╭─ Provided records

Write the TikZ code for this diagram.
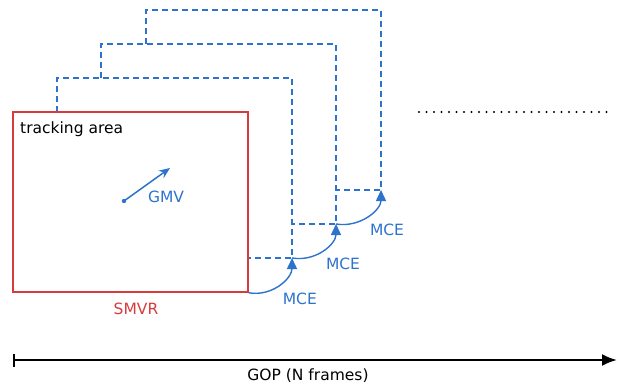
\documentclass[tikz,border=0pt]{standalone}
\usepackage{fontspec}
\setmainfont{DejaVu Sans}
\usetikzlibrary{arrows.meta,positioning,calc}
\definecolor{frameblue}{RGB}{45,115,205}
\definecolor{smvrred}{RGB}{215,60,60}
\tikzset{
    smvr-box/.style = {draw=smvrred, line width=1.8pt, rectangle, inner sep=0pt, minimum width=235pt, minimum height=180pt, anchor=north west},
    frame-line/.style = {draw=frameblue, line width=1.9pt, dash pattern=on 6pt off 4pt},
    mce-arrow/.style = {draw=frameblue, line width=1.4pt, -{Triangle[length=11pt,width=10pt]}},
    gmv-arrow/.style = {draw=frameblue, line width=1.5pt, -{Stealth[length=11pt,width=9pt]}},
    blue-label/.style = {text=frameblue, inner sep=0pt, font=\fontsize{15.5}{18}\selectfont},
    plain-label/.style = {inner sep=0pt, font=\fontsize{15.5}{18}\selectfont},
}

\begin{document}
\begin{tikzpicture}[x=1pt, y=-1pt]
\useasboundingbox (0,0) rectangle (618,385);

% frames of the GOP, back to front
\foreach \dx/\dy [count=\k] in {45/33,89/67,134/101} {
    \begin{scope}[shift={(\dx,-\dy)}]
        \draw[frame-line] (12,145) -- (12,111) -- (247,111) -- (247,291) -- (202,291);
        \coordinate (c\k) at (247,291);
    \end{scope}
}

% first frame with its tracking area
\node[smvr-box, fill=white] (smvr) at (12,111) {};
\coordinate (c0) at (smvr.south east);
\node[plain-label, anchor=west] (tracking) at (20,129) {tracking area};
\node[plain-label, text=smvrred] (smvr-label) at (136,309) {SMVR};

% global motion vector
\fill[frameblue] (124,201) circle (2.2pt);
\coordinate (gmv-start) at (124,201);
\coordinate (gmv-end) at (170,168);
\draw[gmv-arrow] (gmv-start) -- (gmv-end);
\node[blue-label] (gmv) at (166,197) {GMV};

% motion compensated estimation between frames
\foreach \a/\b in {c0/c1,c1/c2,c2/c3} {
    \draw[mce-arrow] (\a) .. controls +(24,4) and +(0,20) .. (\b);
    \node[blue-label] (mce-\b) at ([shift={(51,6)}]\a) {MCE};
}

% remaining frames
\coordinate (dots-start) at (419,112);
\coordinate (dots-end) at (614,112);
\draw[line width=2.2pt, line cap=round, dash pattern=on 0pt off 7.5pt] (dots-start) -- (dots-end);

% group of pictures
\coordinate (gop-start) at (13,360);
\coordinate (gop-end) at (617,360);
\draw[line width=2.3pt, {Bar[width=13pt]}-{Latex[length=15pt,width=12pt]}] (gop-start) -- (gop-end);
\node[plain-label] (gop) at (308,376) {GOP (N frames)};
\end{tikzpicture}
\end{document}
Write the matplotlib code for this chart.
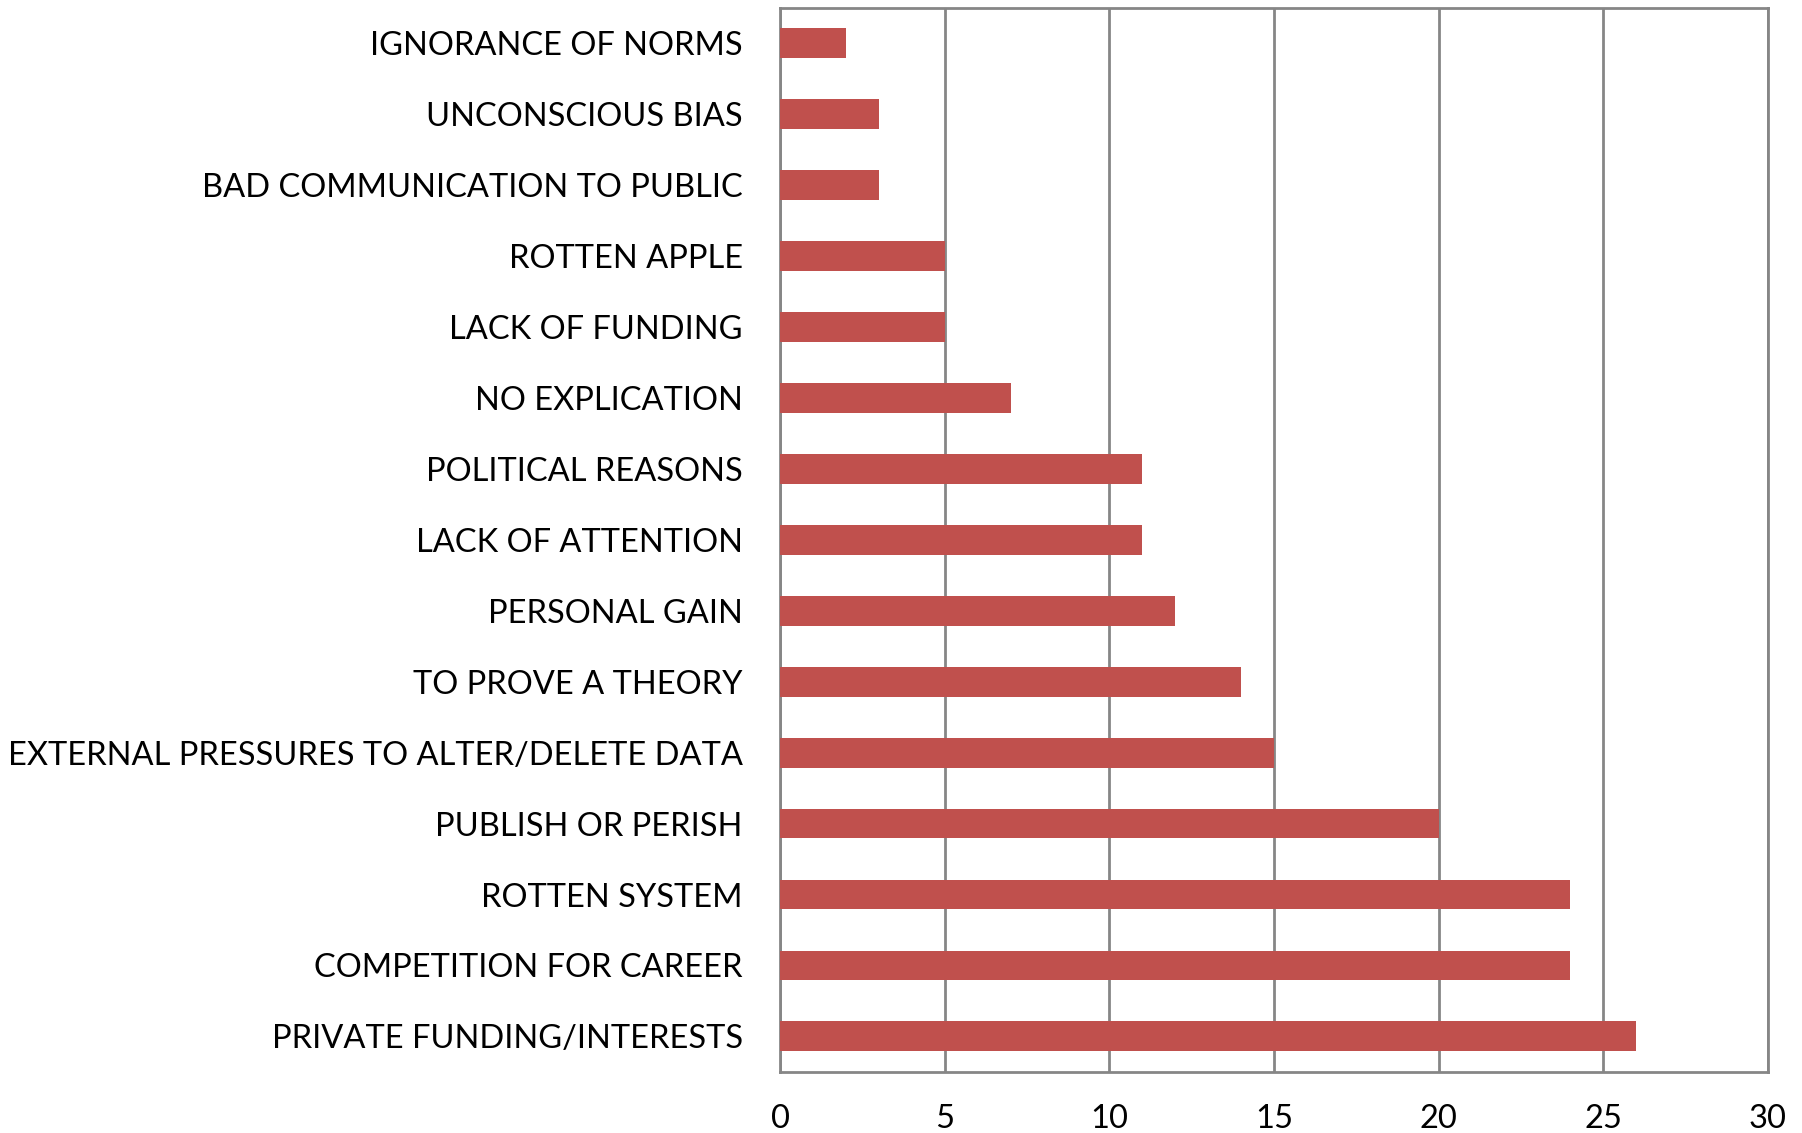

╰─

Exactly as written, please give again the lines from the beginning of the listing through the line containing "(0,0) rectangle (618,385);", inclusive, without any pictures.

=== Solution for this task ===
Write the TikZ code for this diagram.
\documentclass[tikz,border=0pt]{standalone}
\usepackage{fontspec}
\setmainfont{DejaVu Sans}
\usetikzlibrary{arrows.meta,positioning,calc}
\definecolor{frameblue}{RGB}{45,115,205}
\definecolor{smvrred}{RGB}{215,60,60}
\tikzset{
    smvr-box/.style = {draw=smvrred, line width=1.8pt, rectangle, inner sep=0pt, minimum width=235pt, minimum height=180pt, anchor=north west},
    frame-line/.style = {draw=frameblue, line width=1.9pt, dash pattern=on 6pt off 4pt},
    mce-arrow/.style = {draw=frameblue, line width=1.4pt, -{Triangle[length=11pt,width=10pt]}},
    gmv-arrow/.style = {draw=frameblue, line width=1.5pt, -{Stealth[length=11pt,width=9pt]}},
    blue-label/.style = {text=frameblue, inner sep=0pt, font=\fontsize{15.5}{18}\selectfont},
    plain-label/.style = {inner sep=0pt, font=\fontsize{15.5}{18}\selectfont},
}

\begin{document}
\begin{tikzpicture}[x=1pt, y=-1pt]
\useasboundingbox (0,0) rectangle (618,385);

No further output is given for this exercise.